Ambiente
Il disastro climatico sulla mia pelle
Dobbiamo prendere atto che siamo immersi nel mistero e che il futuro non è più nelle nostre mani, ma è il frutto di una serie di variabili e noi non possiamo controllarle tutte
La proposta: Decarbonizzazione accelerata
La transizione ecologica radicale ci sarà se i primi a beneficiarne saranno i più vulnerabili. E allora: contrasto alla povertà energetica; sostegno alle comunità energetiche; spinta alla mobilità pubblica elettrica. E poi, combinare una decarbonizzazione accelerata con la promozione delle attività produttive che rendono l’Italia fra i paesi più pronti alla transizione e un mandato strategico forte all’Enel e alle altre imprese pubbliche. E niente avventure nucleari o riapertura di giacimenti gas.

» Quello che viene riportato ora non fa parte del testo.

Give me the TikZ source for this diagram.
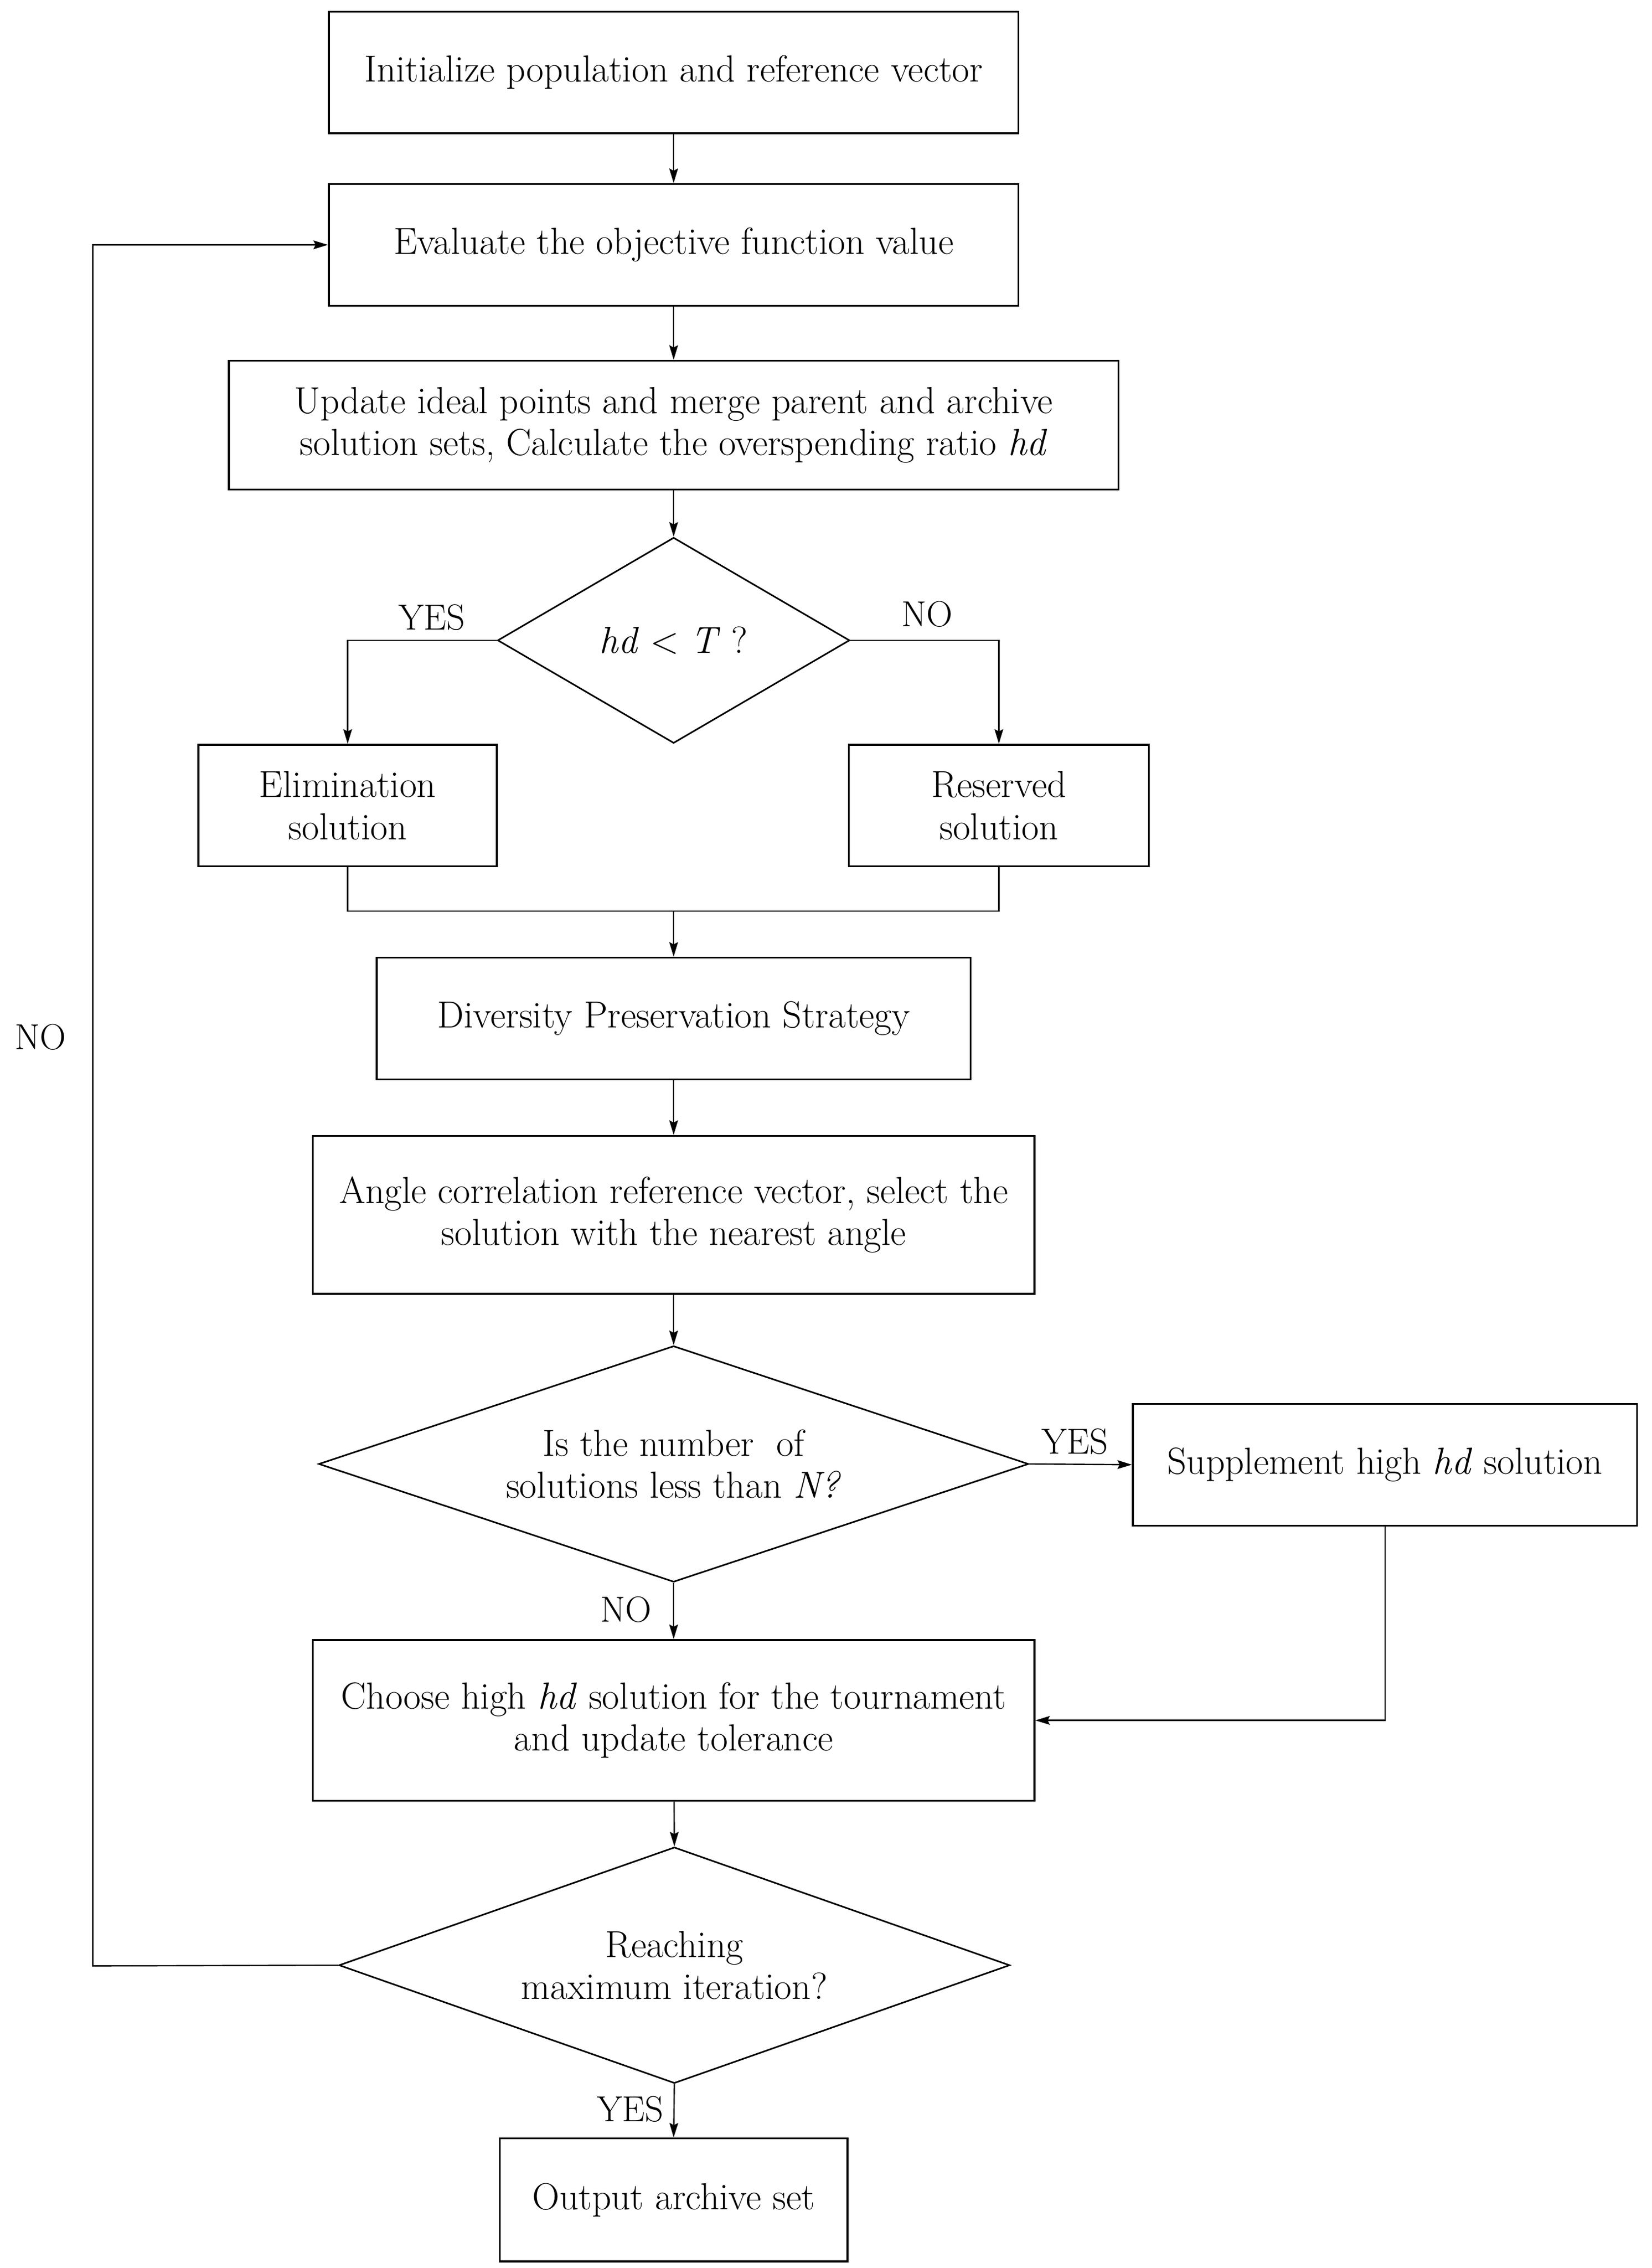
\documentclass[tikz,border=0pt]{standalone}
\usepackage{fontspec}
\usetikzlibrary{shapes.geometric,arrows.meta,calc}
\begin{document}
\begin{tikzpicture}[x=1pt,y=-1pt,
  every node/.style={font=\fontsize{26}{29}\selectfont},
  box/.style={draw,line width=1.3pt,rectangle,inner sep=0pt,align=center},
  dia/.style={draw,line width=1.1pt,diamond,inner sep=0pt,align=center},
  lbl/.style={inner sep=0pt,font=\fontsize{25}{29}\selectfont},
  conn/.style={line width=0.9pt},
  arr/.style={conn,-{Stealth[length=10pt,width=6pt,inset=1.5pt]}}
]
\useasboundingbox (0,0) rectangle (1140,1565.5);
% boxes
\node[box,minimum width=476pt,minimum height=84pt] (b1) at (465,50) {Initialize population and reference vector};
\node[box,minimum width=476pt,minimum height=84pt] (b2) at (465,169) {Evaluate the objective function value};
\node[box,minimum width=614pt,minimum height=89pt] (b3) at (465,293.5) {Update ideal points and merge parent and archive\\solution sets, Calculate the overspending ratio \textit{hd}};
\node[dia,minimum width=243pt,minimum height=142pt,aspect=1.71] (d1) at (465,442) {\textit{hd} < \textit{T} ?};
\node[box,minimum width=206pt,minimum height=84pt] (e1) at (240,556) {Elimination\\solution};
\node[box,minimum width=207pt,minimum height=84pt] (r1) at (689.5,556) {Reserved\\solution};
\coordinate (join) at (465,629);
\node[box,minimum width=410pt,minimum height=84pt] (dv) at (465,703) {Diversity Preservation Strategy};
\node[box,minimum width=498pt,minimum height=109pt] (ang) at (465,838.5) {Angle correlation reference vector, select the\\solution with the nearest angle};
\node[dia,minimum width=490pt,minimum height=163pt,aspect=3] (d2) at (465,1010.5) {Is the number~ of\\solutions less than \textit{N?}};
\node[box,minimum width=348pt,minimum height=84pt] (sup) at (956,1011) {Supplement high \textit{hd} solution};
\node[box,minimum width=498pt,minimum height=111pt] (ch) at (465,1187.5) {Choose high \textit{hd} solution for the tournament\\and update tolerance};
\node[dia,minimum width=463pt,minimum height=163pt,aspect=2.84] (d3) at (465.5,1356.5) {Reaching\\maximum iteration?};
\node[box,minimum width=240pt,minimum height=85pt] (out) at (465,1518.5) {Output archive set};
\coordinate (loop) at (64,1357);
% labels
\node[lbl] (ly1) at (298,426) {YES};
\node[lbl] (ln1) at (640,424) {NO};
\node[lbl] (ln0) at (28,716) {NO};
\node[lbl] (ly2) at (742,995) {YES};
\node[lbl] (ln2) at (432,1111) {NO};
\node[lbl] (ly3) at (435,1456) {YES};
% connectors
\draw[arr] (b1) -- (b2);
\draw[arr] (b2) -- (b3);
\draw[arr] (b3) -- (d1);
\draw[arr] (d1.west) -| (e1.north);
\draw[arr] (d1.east) -| (r1.north);
\draw[conn] (e1.south) |- (join) -| (r1.south);
\draw[arr] (join) -- (dv.north);
\draw[arr] (dv) -- (ang);
\draw[arr] (ang) -- (d2.north);
\draw[arr] (d2.east) -- (sup.west);
\draw[arr] (sup.south) |- (ch.east);
\draw[arr] (d2.south) -- (ch.north);
\draw[arr] (ch) -- (d3.north);
\draw[arr] (d3.west) -- (loop) |- (b2.west);
\draw[arr] (d3.south) -- (out.north);
\end{tikzpicture}
\end{document}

Ormai ogni anno il clima ci porta i suoi disastri. E comincia a diventare probabile di viverli direttamente. Come dire: un’inondazione non si nega a nessuno. A me quest’anno il disastro climatico sembra che sia infinito. Sento un’umidità disastrosa al mio paese che non avevo mai sentito, come se invece del cielo sulle nostre teste ci fosse un tubo rotto. E sempre al mio paese mai avevo sentito un caldo così furioso. Da bambino riuscivo a mettermi steso al sole dalle due del pomeriggio fino alle sette di sera. È vero che la pelle era più sana, ma quest’anno la massima esposizione sul balcone che sono riuscito a tollerare è stata di cinque minuti.
Per la prima volta credo di aver sentito sulla mia pelle che il mutamento climatico esiste ed è grave. E poi ci sono le notizie di cronaca. Ero in Calabria nei giorni del mal tempo a Catania. Una mattina ho ascoltato alla radio che si attendeva qualcosa di disastroso. Non mi era mai capitato di avere paura viaggiando in macchina. E non pioveva, c’era solamente un cielo nero e l’incognita che poteva svilupparsi un uragano. Guardavo gli alberi con aria preoccupata, mi rilassavo solo quando la strada era sgombra di piante ai lati. Il caldo l’ho sentito in maniera violenta anche un giorno di giugno a Lecce, un giorno e pure la notte, un reading di poesie che si è trasformato in una sauna. E a Vasto in una sera d’agosto mi sembrava che si stesse sciogliendo il pugno di neuroni che portiamo in testa. Insomma, non mi è successo nulla di terribile, non sono stato dentro una catastrofe, ma è come se fossi da mesi dentro l’inganno climatico: d’estate non sapevo più cosa togliermi per non soffrire il caldo e ora non so più cosa mettermi per non soffrire il freddo.
Gli esseri umani sembrano compressi nello stesso parallelo emotivo, mentre il clima va avanti per eccessi, sbilanciamenti: non sarei sorpreso di vedere due metri di neve al mio paese. In questa ormai perenne metereopatia ho accolto con muta desolazione gli esiti del vertice sul clima che si è tenuto in Scozia. Non credo ci sia bisogno di andare a leggere nel dettaglio quello che è stato deciso o quello che non è stato deciso. La sensazione è chiara: per ora bisogna solo aggiornare certe espressioni. Una volta nel fissare un appuntamento si diceva: se vuole Dio e stiamo bene. Ora si dovrebbe dire: se vuole Dio e stiamo bene e c’è bel tempo. E la sensazione è la stessa che c’è per la pandemia. Nessuno sa veramente a che punto siamo. Dobbiamo prendere atto che siamo immersi nel mistero e che il futuro non è più nelle nostre mani, ma è il frutto di una serie di variabili e noi non possiamo controllarle tutte. Siamo al mondo nella corsia d’emergenza e questo ci deve invitare a essere molto accorti. Ci deve convincere che oggi non ci può essere nessuna scelta politica o artistica che non prenda in considerazione la crisi climatica. L’ecologia non è un partito, è una necessità. Serve un’ecologia che sia verde, per pulire il mondo; ma anche rossa, per lenire le disuguaglianze sociali; e azzurra, per risacralizzare il mondo.